10 Best British Sitcoms Ever
The 10 best British sitcoms ever all showcase elements quintessential to UK comedy. However, the writing and acting transcends any regionalism to make these shows universally funny.
"Blackadder." Each season of this British sitcom take place in a different historical period, from the middle ages to World War I. Rowan Atkinson plays a different generation of Edmund Blackadder every season, always sarcastic. His self-serving schemes never quite work, often because of dim-witted underling Baldrick. History provides a nearly unlimited playing field for comic situations.
"Fawlty Towers." This is John Cleese's first British sitcom after leaving Monty Python's Flying Circus. He takes his greatest comedic strength, an irritated short fuse, to create hotel owner Basil Fawlty. Nothing's good enough for him, including hotel guests and employees. Bumbling Spanish waiter Manuel provides a good counterbalance. Cleese also gets to show off his excellent physical comedy skills.
"The Vicar of Dibley." Dawn French plays Geraldine Granger, the new vicar of the semi-conservative small village of Dibley. That she's a woman and has a fun, secular attitude rubs some people the wrong way. The village has its eccentrics as well from a perverted farmer to a lovably naive vicar's assistant. The central theme of tradition vs. innovation is not a new one but the distinct characters make this one of the best British sitcoms.
"My Hero." This British sitcom centers around Thermoman, an alien super hero.

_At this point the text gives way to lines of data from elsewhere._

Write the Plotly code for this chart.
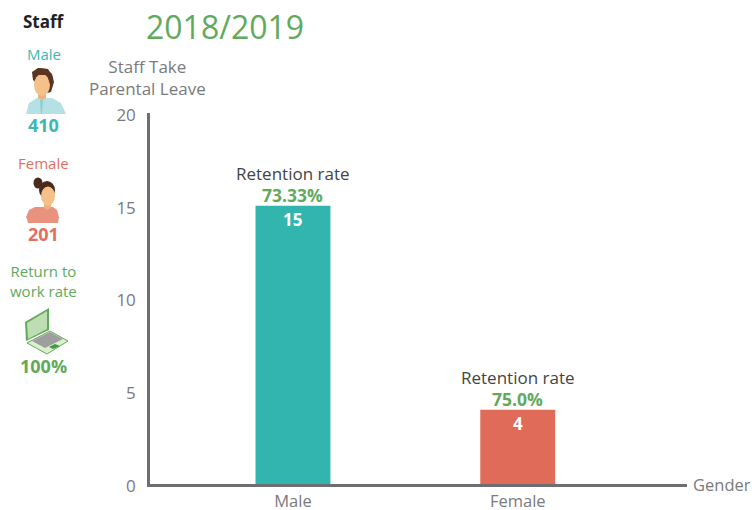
import plotly.graph_objects as go

categories = ["Male", "Female"]
staff_on_leave = [15, 4]
retention_rates = ["73.33%", "75.0%"]
bar_colors = ["#31B5AE", "#E06B59"]
y_ticks = [0, 5, 10, 15, 20]
title_text = "2018/2019"
y_axis_title = ["Staff Take", "Parental Leave"]
x_axis_title = "Gender"
staff_counts = ["410", "201"]
return_to_work = "100%"

W, H = 752, 510
L, R, T, B = 150, 65, 113, 26
FONT = "Open Sans"
GREY = "#7A7A7C"
GREEN = "#62A95B"
TEAL = "#3BB8B2"
RED = "#E3705F"


def px(x):
    return (x - L) / (W - L - R)


def py(y):
    return 1 - (y - T) / (H - T - B)


def path(points, close=True):
    s = "M " + " L ".join(f"{px(x):.5f},{py(y):.5f}" for x, y in points)
    return s + (" Z" if close else "")


def poly(points, fill, line=None):
    return dict(type="path", xref="paper", yref="paper", path=path(points), fillcolor=fill,
                line=dict(width=1 if line else 0, color=line or fill), layer="above")


def ell(cx, cy, rx, ry, fill):
    return dict(type="circle", xref="paper", yref="paper", x0=px(cx - rx), x1=px(cx + rx),
                y0=py(cy + ry), y1=py(cy - ry), fillcolor=fill, line=dict(width=0), layer="above")


shapes = [
    # male icon
    poly([(26, 114), (29, 103), (37, 98), (52, 98), (61, 103), (66, 114)], "#B5E0E4"),
    poly([(40, 100), (41, 114), (42, 114), (43, 100)], "#8CCFD3"),
    poly([(32, 72), (38, 68), (47, 69), (52, 74), (54, 82), (51, 92), (47, 93), (33, 80)], "#5A3520"),
    poly([(38, 93), (46, 93), (46, 98), (42, 100), (38, 98)], "#EDB27C"),
    ell(42, 85, 8, 11, "#F5C089"),
    poly([(32, 78), (34, 74), (40, 75), (47, 75), (50, 84), (53, 78), (48, 69), (38, 68)], "#5A3520"),
    # female icon
    poly([(27, 219), (26, 217), (29, 210), (35, 207), (53, 207), (57, 210), (59, 217), (58, 223), (28, 223)], "#E8927F"),
    poly([(44, 203), (51, 203), (51, 208), (47, 210), (44, 208)], "#EDB27C"),
    ell(38, 183, 4.5, 5.5, "#4A2A1C"),
    ell(47, 190, 8, 9, "#4A2A1C"),
    ell(48, 196, 7, 9.5, "#F5C089"),
    # laptop icon
    poly([(25, 322), (49, 308), (49, 330), (26, 341)], "#62A95B"),
    poly([(27, 323), (47, 311), (47, 329), (28, 339)], "#BFDDB3"),
    poly([(27, 343), (50, 331), (68, 341), (47, 354)], "#DCEFCF", "#62A95B"),
    poly([(32, 341), (50, 332), (63, 339), (45, 348)], "#9E9E9E"),
    poly([(49, 347), (55, 344), (60, 346), (53, 349)], "#3E9B45"),
]

annotations = [
    dict(text=title_text, x=px(225), y=py(26), font=dict(size=32, color=GREEN)),
    dict(text="<br>".join(y_axis_title), x=px(147), y=py(77), font=dict(size=17, color=GREY)),
    dict(text=x_axis_title, x=px(722), y=py(484), font=dict(size=16.5, color=GREY)),
    dict(text="<b>Staff</b>", x=px(43), y=py(21), font=dict(size=17, color="#222222")),
    dict(text=categories[0], x=px(44), y=py(54), font=dict(size=15, color=TEAL)),
    dict(text=f"<b>{staff_counts[0]}</b>", x=px(44), y=py(125), font=dict(size=18, color=TEAL)),
    dict(text=categories[1], x=px(44), y=py(163), font=dict(size=15, color=RED)),
    dict(text=f"<b>{staff_counts[1]}</b>", x=px(44), y=py(234), font=dict(size=18, color=RED)),
    dict(text="Return to<br>work rate", x=px(44), y=py(281), font=dict(size=15, color=GREEN)),
    dict(text=f"<b>{return_to_work}</b>", x=px(44), y=py(366), font=dict(size=18, color=GREEN)),
]
annotations = [dict(a, xref="paper", yref="paper", showarrow=False, xanchor="center",
                    yanchor="middle") for a in annotations]

for cat, val, rate in zip(categories, staff_on_leave, retention_rates):
    annotations.append(dict(x=cat, y=val, xref="x", yref="y", text=f"<b>{rate}</b>", showarrow=False,
                            yanchor="bottom", yshift=-3, font=dict(size=17.5, color=GREEN, family=FONT)))
    annotations.append(dict(x=cat, y=val, xref="x", yref="y", text="Retention rate", showarrow=False,
                            yanchor="bottom", yshift=19, font=dict(size=17, color="#444444", family=FONT)))
    annotations.append(dict(x=cat, y=val, xref="x", yref="y", text=f"<b>{val}</b>", showarrow=False,
                            yanchor="top", yshift=0, font=dict(size=17, color="white", family=FONT)))

fig = go.Figure(go.Bar(
    x=categories, y=staff_on_leave, marker=dict(color=bar_colors, line=dict(width=0)),
    width=1 / 3, hoverinfo="skip",
))

fig.update_layout(
    width=W, height=H, margin=dict(l=L, r=R, t=T, b=B, pad=0), showlegend=False,
    paper_bgcolor="white", plot_bgcolor="white", font=dict(family=FONT, color=GREY, size=16),
    shapes=shapes, annotations=annotations,
    xaxis=dict(type="category", range=[-0.636, 1.753], showgrid=False, zeroline=False, automargin=False,
               showline=True, linecolor="#6E6E72", linewidth=2.5, ticks="",
               tickfont=dict(size=16.5, color=GREY)),
    yaxis=dict(range=[0, 20], tickvals=y_ticks, showgrid=False, zeroline=False, automargin=False,
               showline=True, linecolor="#6E6E72", linewidth=2.5, ticks="outside", ticklen=8,
               tickcolor="rgba(0,0,0,0)", tickfont=dict(size=17, color=GREY), ticklabelshift=2),
)

fig.write_html("out.html", post_script="document.body.style.margin='0';",
               config=dict(displayModeBar=False))
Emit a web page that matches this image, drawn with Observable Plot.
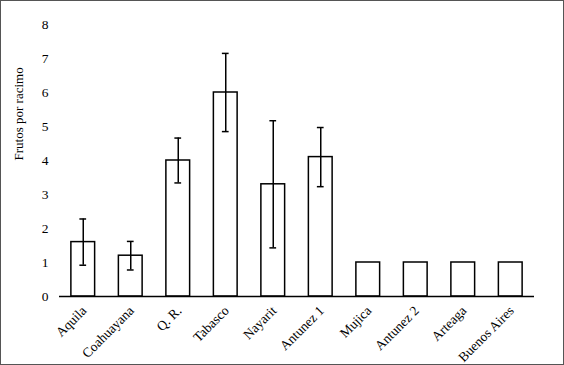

His secret identity is health shop owner George Sunday. The comedy comes from his inept attempt to fit it with Earth society. His nurse girlfriend tries to keep him on the right path, worldly and otherworldly, but he never quite gets it. Her conservative parents and vain doctor boss as well as a looney punk neighbor and his American cousin round out the cast.
"Keeping Up Appearances." This is perhaps the best British sitcom about social status. The larger-than-life Hyacinth Bucket (pronounced Bouquet), played by Patricia Routledge, spends her time trying to convince people she and her bland husband Richard are more than middle class with hilarious results. She obliviously annoys everybody, from her white trash relatives to the local vicar. Some catch-phrases are used too often but the cast's ability shines through that.
"Mr. Bean." Part sitcom, part sketch comedy, each episode's vignettes shows Rowan Atkinson's famous character navigating through life in his own eccentric, child-like, oblivious, self-centered way. Goofy faces and guttural speech add to the quirkiness and this British sitcom is nearly all physical comedy. Despite some rude behavior, the audience can't help but root for Bean because, at his core, he's lovable.
"Red Dwarf." A Douglas Adams-like science fiction comedy, this British sitcom takes place on the gigantic mining vessel Red Dwarf. Lister, the last human, travels with hologram-man Rimmer, cat-person Cat and robot Kryten on a semi-aimless journey, encountering all manner of weird interstellar events. The anything goes nature of sci-fi works perfectly in a comedy setting as absurdity.
"Are You Being Served?" This takes place in the formal wear section of a department store. Anyone who has worked in retail can identify with the show on some level. The comedy's full of double entendres, most involving conversations about Mrs. Slocombe's cat or Mr. Humphries' effeminateness. Another great character is Captain Peacock, a stuffy floor manager with an overinflated view of his position.
"Last Of The Summer Wine." This long-running British sitcom debuted in 1973, ending in 2010. Through the years it has focused on groups of three men trying to stave off boredom in a sleepy Yorkshire village. Sometimes the show's as sleepy as its setting but the group of three can make comedy gold with various brands of curmudgeon behavior. This is the rare sitcom that champions the elderly.
"My Family." A typical middle class family is portrayed in the style of American sitcoms. The episode plots aren't extremely original but are familiar situations people have in real life, amped up for comedic effect. There's the workaholic dentist husband, the quirky terrible cook wife, the delinquent son, the nerdy son and the bratty daughter. The strengths lie in the smart, funny dialogue.